CPI is using its equipment and Pireta, its knowledge, to support the scale-up of wearable technology in textiles

CPI is using its equipment and Pireta, its knowledge, to support the scale-up of wearable technology in textiles

A new smart clothing project is getting underway in the UK to try to scale-up the development of wearable technology in textiles.

Under the initiative, the UK Centre for Process Innovation, a technology innovation centre with expertise in hybrid and stretchable electronics, is partnering with smart clothing technology company Pireta, which is working on a process to make durable, flexible interconnecting electrodes that do not change fabric feel and performance.

CPI is using the company's industry expertise in the printed electronics sector to coat individual fibres with metal on fabrics in selective patterns without changing its physical and mechanical properties. This enables wearable electronics to be more discreet, as the electrodes are integrated into the fabric.

The project – known as TexAnn – aims to cut existing manufacturing timescales while optimising electrode pattern resolution, says CPI.

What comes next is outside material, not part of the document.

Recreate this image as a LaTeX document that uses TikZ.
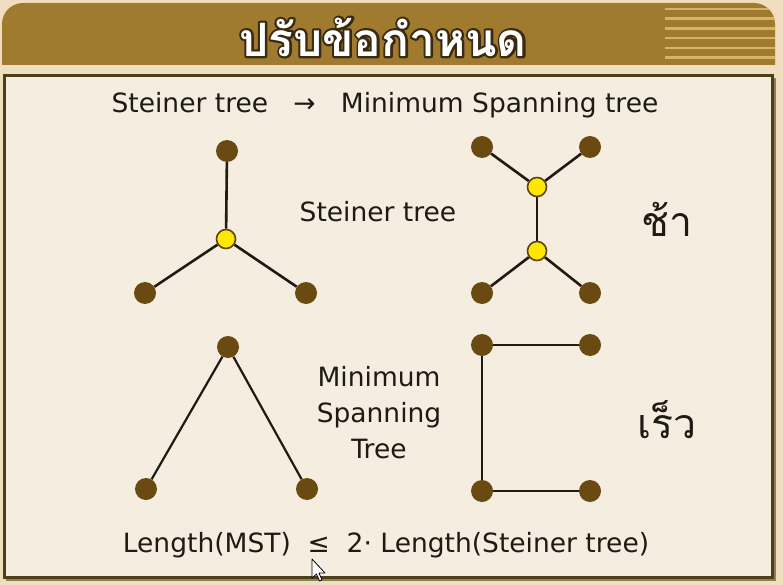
\documentclass[tikz,border=0pt]{standalone}
\usepackage{fontspec}
\setmainfont{DejaVu Sans}
\newfontfamily\thaifont[Script=Thai]{Loma}
\definecolor{bgtan}{HTML}{EFDFC0}
\definecolor{panel}{HTML}{F5EDDF}
\definecolor{hdr}{HTML}{A07A2E}
\definecolor{stripe}{HTML}{D6B465}
\definecolor{frame}{HTML}{4E3F16}
\definecolor{nodebrown}{HTML}{6B4A12}
\definecolor{ylw}{HTML}{FFE800}
\definecolor{ink}{HTML}{1E1A14}
\definecolor{outl}{HTML}{3A2A10}
\newcommand\outlined[1]{\rlap{\color{outl}\special{pdf:literal direct 2 Tr 4.5 w 1 j}#1\special{pdf:literal direct 0 Tr 0.4 w 0 j}}{\color{white}#1}}
\tikzset{
  term/.style={circle,fill=nodebrown,minimum size=22pt,inner sep=0pt},
  steinpt/.style={circle,fill=ylw,draw=nodebrown!90!black,line width=1.6pt,minimum size=19pt,inner sep=0pt},
  edge/.style={draw=ink,line width=2.6pt},
  mstedge/.style={draw=ink,line width=2.2pt},
  lbl/.style={font=\fontsize{26.5}{30}\selectfont,text=ink,inner sep=0pt},
  thai/.style={font=\thaifont\fontsize{41}{44}\selectfont,text=ink,inner sep=0pt},
  ttl/.style={font=\thaifont\bfseries\fontsize{46}{50}\selectfont,inner sep=0pt}
}
\begin{document}
\begin{tikzpicture}[x=1pt,y=-1pt]
\useasboundingbox (0,0) rectangle (783,585);
\fill[bgtan] (0,0) rectangle (783,585);
% header
\begin{scope}
\clip (2,65) -- (2,24) arc[start angle=180,end angle=270,radius=21] -- (754,3) arc[start angle=270,end angle=360,radius=21] -- (775,65) -- cycle;
\fill[hdr] (0,0) rectangle (783,65);
\foreach \yy in {9,18.5,28.5,38,48,57.5}
  \fill[stripe] (665,\yy-1.3) rectangle (783,\yy+1.3);
\end{scope}
\node[ttl] (title) at (383,37) {\outlined{ปรับข้อกำหนด}};
% panel
\fill[frame!60!bgtan] (6,78) rectangle (776,581);
\filldraw[fill=panel,draw=frame,line width=3pt] (4,76) rectangle (772,577);
% texts
\node[lbl] (head) at (385,105) {Steiner tree \ \ → \ \ Minimum Spanning tree};
\node[lbl] (st) at (378,212) {Steiner tree};
\node[lbl,align=center,font=\fontsize{26.5}{36}\selectfont] (mst) at (379,413) {Minimum\\Spanning\\Tree};
\node[thai] (slow) at (667,219) {ช้า};
\node[thai] (fast) at (667,420) {เร็ว};
\node[lbl] (ineq) at (386,545) {Length(MST) \ ≤ \ 2· Length(Steiner tree)};
% left steiner
\node[term] (a1) at (227,151) {};
\node[term] (a2) at (145,293) {};
\node[term] (a3) at (306,293) {};
\node[steinpt] (s0) at (226,239) {};
\draw[edge] (a1) -- (s0); \draw[edge] (a2) -- (s0); \draw[edge] (a3) -- (s0);
% right steiner
\node[term] (b1) at (482,147) {};
\node[term] (b2) at (590,147) {};
\node[term] (b3) at (482,293) {};
\node[term] (b4) at (590,293) {};
\node[steinpt] (s1) at (537,187) {};
\node[steinpt] (s2) at (537,251) {};
\draw[edge] (b1) -- (s1); \draw[edge] (b2) -- (s1); \draw[edge] (s1) -- (s2);
\draw[edge] (b3) -- (s2); \draw[edge] (b4) -- (s2);
% left MST
\node[term] (c1) at (228,347) {};
\node[term] (c2) at (146,489) {};
\node[term] (c3) at (307,489) {};
\draw[mstedge] (c1) -- (c2); \draw[mstedge] (c1) -- (c3);
% right MST
\node[term] (d1) at (482,345) {};
\node[term] (d2) at (590,345) {};
\node[term] (d3) at (482,491) {};
\node[term] (d4) at (590,491) {};
\draw[mstedge] (d1) -- (d2); \draw[mstedge] (d1) -- (d3); \draw[mstedge] (d3) -- (d4);
% cursor
\filldraw[fill=white,draw=black,line width=0.8pt,line join=round] (312,559) -- (312,578) -- (316.5,574) -- (319.5,581) -- (322,580) -- (319,573) -- (325,573) -- cycle;
\end{tikzpicture}
\end{document}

Pireta's technology "will potentially unlock many of the current restrictions in the development of smart textiles and wearables," says Sean Bolton, project manager at CPI. "Our technical team will provide and coalesce our extensive knowledge across multiple technologies to accelerate the route to commercialisation for Pireta.

"Enabling this technology will add significant impact to smart textiles and wearable electronics, especially when there is an increased demand in this area from multiple industries."

Chris Hunt, Pireta founder and chief technology officer, adds: "We need to bring our game-changing technology to market, and this collaboration with CPI is key to that delivery."